I learn things from Robert every day. It’s insane. I have to say as well that I now feel truly in a tradition of great black makers in the American theater. George C. Wolfe discovered Robert, and worked with Robert as Robert’s career took off. And Robert plucked me up in my second year of grad school, and shepherded me into New York City. And what George probably saw in Robert was that, like George, Robert is a showman. He knows how to put on a show. There’s a certain level of always knowing exactly how to keep the engine of the play going so that even though it’s dark, even though there are ideas, it still has you by the gut. And I think that this play needed that. And that’s why it’s going to Broadway. I think the dark, downtown version of Slave Play that’s like a little bit dour and a little more serious is something that some people want of the play—and that’s a version of the play, too. But I think the version that we really like is this blockbuster, 11-o’clock-number version.
Jeremy O. Harris and Robert O'Hara
Photograph: Courtesy Jenny Anderson
Off Broadway, the pivotal role of Kaneisha was played by Teyonah Parris, who was unavailable for the Broadway production. Now it's being played by Joaquina Kalukango. What stood out for you about her?
She’s amazing. She was the third person we saw and she could only come out for a day. She opened her mouth and I literally jumped out of my seat. When I get excited about an actor I get so excited. Which is why it never even crossed my mind to part with the cast from New York Theatre Workshop. That’s our cast—the play makes no sense without them. But the thing about Joaquina that was really special is that she felt like the same type of freak that we had cast in the roles at New York Theatre Workshop.
At the end of the play, the stage directions specifically give freedom to the performer to own the final moment in a way that seems to goes to the heart of the indeterminacy of what the show is supposed to “mean."
Yes. The play’s like a Russian doll. When we start the play, you’re watching a character in a costume, and then you meet the character and then, in the last moments of the play, the play asks you to meet the actor—because you’re at a play. The audience doesn’t necessarily know that, but I think they can feel it. The way Teyonah ended the play had a lot of people feel something—some sort of connective tissue that felt more Teyonah than Kaneisha. And I’m excited to see how people see Joaquina in relationship to Kaneisha.
In the New York Theatre Workshop production, the set involved a mirror effect that invited the audience—a majority white audience, when I saw it—to see ourselves in that mirror with the plantation in back of us. To what extent is the desired audience for this show a white audience, and how does a black audience function within that?

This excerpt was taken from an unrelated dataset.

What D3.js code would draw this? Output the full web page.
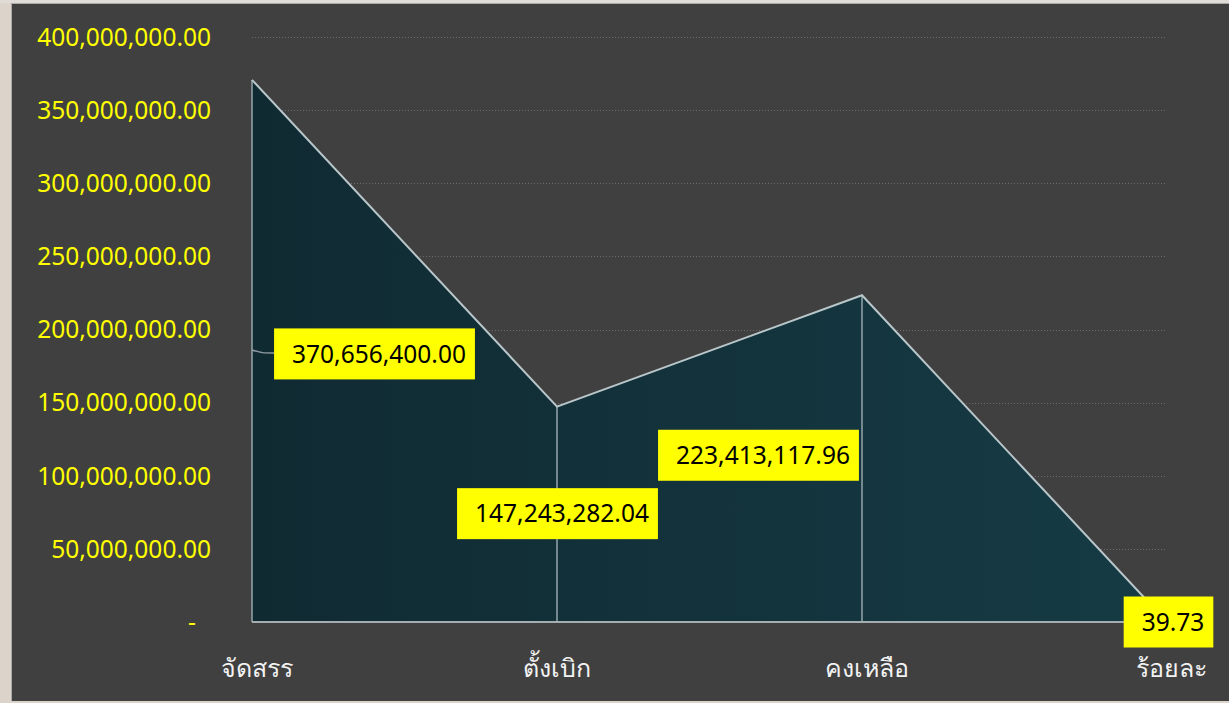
<!DOCTYPE html>
<html>
<head>
<meta charset="utf-8">
<script src="https://cdn.jsdelivr.net/npm/d3@7"></script>
<style>
  html, body { margin: 0; padding: 0; background: #dcd3ca; }
  svg { display: block; }
</style>
</head>
<body>
<div id="chart"></div>
<script>
// data
var categories = ["จัดสรร", "ตั้งเบิก", "คงเหลือ", "ร้อยละ"];
var values = [370656400.00, 147243282.04, 223413117.96, 39.73];
var labelText = ["370,656,400.00", "147,243,282.04", "223,413,117.96", "39.73"];
var yTicks = [0, 50000000, 100000000, 150000000, 200000000, 250000000, 300000000, 350000000, 400000000];

// layout
var W = 1229, H = 703;
var fontFam = "'Noto Sans', 'Open Sans', sans-serif";
// where the data labels sit relative to their point (px)
var labelShift = [[122, 274], [0, 107], [-104, 160], [1, 0]];

var svg = d3.select("#chart")
  .append("svg")
    .attr("width", W)
    .attr("height", H);

// frame: beige strip left, light edges top / bottom
svg.append("rect").attr("x", 0).attr("y", 0).attr("width", W).attr("height", H).attr("fill", "#dcd3ca");
svg.append("rect").attr("x", 11).attr("y", 3).attr("width", W - 11).attr("height", H - 5).attr("fill", "#a9a9a9");
svg.append("rect").attr("x", 12).attr("y", 4).attr("width", W - 12).attr("height", H - 6).attr("fill", "#404040");
svg.append("rect").attr("x", 0).attr("y", 0).attr("width", W).attr("height", 3).attr("fill", "#e0dcd8");

var x = d3.scalePoint()
  .domain(categories)
  .range([252, 1167]);

var y = d3.scaleLinear()
  .domain([0, 400000000])
  .range([622, 37]);

// gridlines (dotted)
svg.append("g")
  .selectAll("line")
  .data(yTicks.filter(function(d){ return d > 0 }))
  .enter()
  .append("line")
    .attr("x1", 252)
    .attr("x2", 1167)
    .attr("y1", function(d){ return Math.round(y(d)) + 0.5 })
    .attr("y2", function(d){ return Math.round(y(d)) + 0.5 })
    .style("stroke", "#6c6c6c")
    .style("stroke-width", 1)
    .style("stroke-dasharray", "1,2");

// area gradient
var defs = svg.append("defs");
var grad = defs.append("linearGradient")
  .attr("id", "areaGrad")
  .attr("x1", "0%").attr("x2", "100%")
  .attr("y1", "0%").attr("y2", "0%");
grad.append("stop").attr("offset", "0%").attr("stop-color", "#102a32");
grad.append("stop").attr("offset", "100%").attr("stop-color", "#163b45");

var pts = categories.map(function(c, i){ return { c: c, v: values[i] } });

var area = d3.area()
  .x(function(d){ return x(d.c) })
  .y0(y(0))
  .y1(function(d){ return y(d.v) });

svg.append("path")
  .datum(pts)
  .attr("d", area)
  .attr("fill", "url(#areaGrad)");

// drop lines from each point
svg.append("g")
  .selectAll("line")
  .data(pts)
  .enter()
  .append("line")
    .attr("x1", function(d){ return x(d.c) })
    .attr("x2", function(d){ return x(d.c) })
    .attr("y1", function(d){ return y(d.v) })
    .attr("y2", y(0))
    .style("stroke", "#95a6ab")
    .style("stroke-width", 1.5);

// baseline
svg.append("line")
  .attr("x1", 252).attr("x2", 1167)
  .attr("y1", y(0)).attr("y2", y(0))
  .style("stroke", "#a4adb0")
  .style("stroke-width", 2);

// top outline
var line = d3.line()
  .x(function(d){ return x(d.c) })
  .y(function(d){ return y(d.v) });

svg.append("path")
  .datum(pts)
  .attr("d", line)
  .attr("fill", "none")
  .style("stroke", "#b9c6ca")
  .style("stroke-width", 2);

// y axis
var yAxis = d3.axisLeft(y)
  .tickValues(yTicks)
  .tickSize(0)
  .tickPadding(0)
  .tickFormat(function(d){ return d === 0 ? "-" : d3.format(",.2f")(d) });

var ya = svg.append("g")
  .attr("transform", "translate(211,0)")
  .call(yAxis);
ya.select(".domain").remove();
ya.selectAll("text")
  .attr("fill", "#ffff00")
  .attr("font-family", fontFam)
  .attr("font-size", 24.5)
  .attr("dy", "0.34em")
  .attr("dx", function(d){ return d === 0 ? -15 : 0 });

// x axis labels
var xa = svg.append("g")
  .attr("transform", "translate(0," + y(0) + ")")
  .call(d3.axisBottom(x).tickSize(0).tickPadding(0));
xa.select(".domain").remove();
xa.selectAll("text")
  .attr("fill", "#f2f2f2")
  .attr("font-family", fontFam)
  .attr("font-size", 25)
  .attr("dy", 55)
  .attr("dx", function(d, i){ return i === 1 ? -1 : 4 });

// leader line for the first label
svg.append("path")
  .attr("d", "M" + x(categories[0]) + "," + (y(0) - 272) + " C262,353 262,353 274,353")
  .attr("fill", "none")
  .style("stroke", "#8d9ba0")
  .style("stroke-width", 1.5);

// data labels
var labels = svg.append("g")
  .selectAll("g")
  .data(pts)
  .enter()
  .append("g")
    .attr("transform", function(d, i){
      return "translate(" + (x(d.c) + labelShift[i][0]) + "," + (y(d.v) + labelShift[i][1]) + ")";
    });

labels.append("text")
  .attr("class", "lbl")
  .attr("font-family", fontFam)
  .attr("font-size", 24.5)
  .attr("fill", "#000")
  .attr("text-anchor", "middle")
  .attr("dy", "0.36em")
  .attr("x", 5)
  .text(function(d, i){ return labelText[i] });

labels.each(function(){
  var g = d3.select(this);
  var bb = g.select("text").node().getBBox();
  g.insert("rect", "text")
    .attr("x", bb.x - 18)
    .attr("y", -25.5)
    .attr("width", bb.width + 27)
    .attr("height", 51)
    .attr("fill", "#ffff00");
});
</script>
</body>
</html>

It’s funny. White people love feeling centered in something! A lot of white people talked about the mirrors in my play as though it was about them, when really the mirrors were birthed out of the fact that when we did the play at Yale, my only request was that the play needed to feel immersive. At Yale it was on a three-quarter thrust, so the audience all had to look at each other, and this is an audience of mainly college students and mainly my friends—so the audience was majority black and brown. The minority in the audience were white people. Watching that play and watching people watch each other throughout the first and second act—seeing who laughed when—became an incredibly important part of the dramaturgy for me. It’s called Slave Play; it can’t ever stop recognizing itself as a piece of theater. So I only wanted to work with a director that had that as their main goal. The question I asked every director who told me that they wanted to do this play was a secret question—it was about if they had the gesture inside their spirit that was inside mine. And Robert was the only director to say, “Oh, we putting these motherfuckers on a goddamn plantation. I want them sitting in the middle of a fucking plantation.” That was his response. And I said, “You’re going to be my director.” Literally, that is what I told him at the end of our phone conversation. And I went back to New York Theatre Workshop and I said, "It has to be Robert. I’ve spoken to 10 directors. None of them knew that this was the thing that the play needed, and he did." We wanted to do it in the round at New York Theatre Workshop but we couldn’t. And [designer Clint Ramos], because he’s a genius, came up with a new set that would give us a sense of being in the round, and a sense of being in conversation with each other, without us having to revamp the entire theater.
What do you hope people might get out of the play?
I go to the theater specifically to leave thinking about things that I can argue about for a long time. That’s my only hope for people for Slave Play. I want to be someone who’s a part of a tradition of theater that leaves people hungry for more ideas. I hope people go out and read Saidiya Hartman or read Jared Sexton after they see this play. One of the things Slave Play accomplished is that people are still talking about it actively. People are still asking me questions about it. And my answer is always the same: That’s not for me to tell you. I stopped listening to the characters after the last line was said, and I don’t think I’ll be writing a sequel.
Slave Play is in previews at the John Golden Theatre, where it opens on October 6.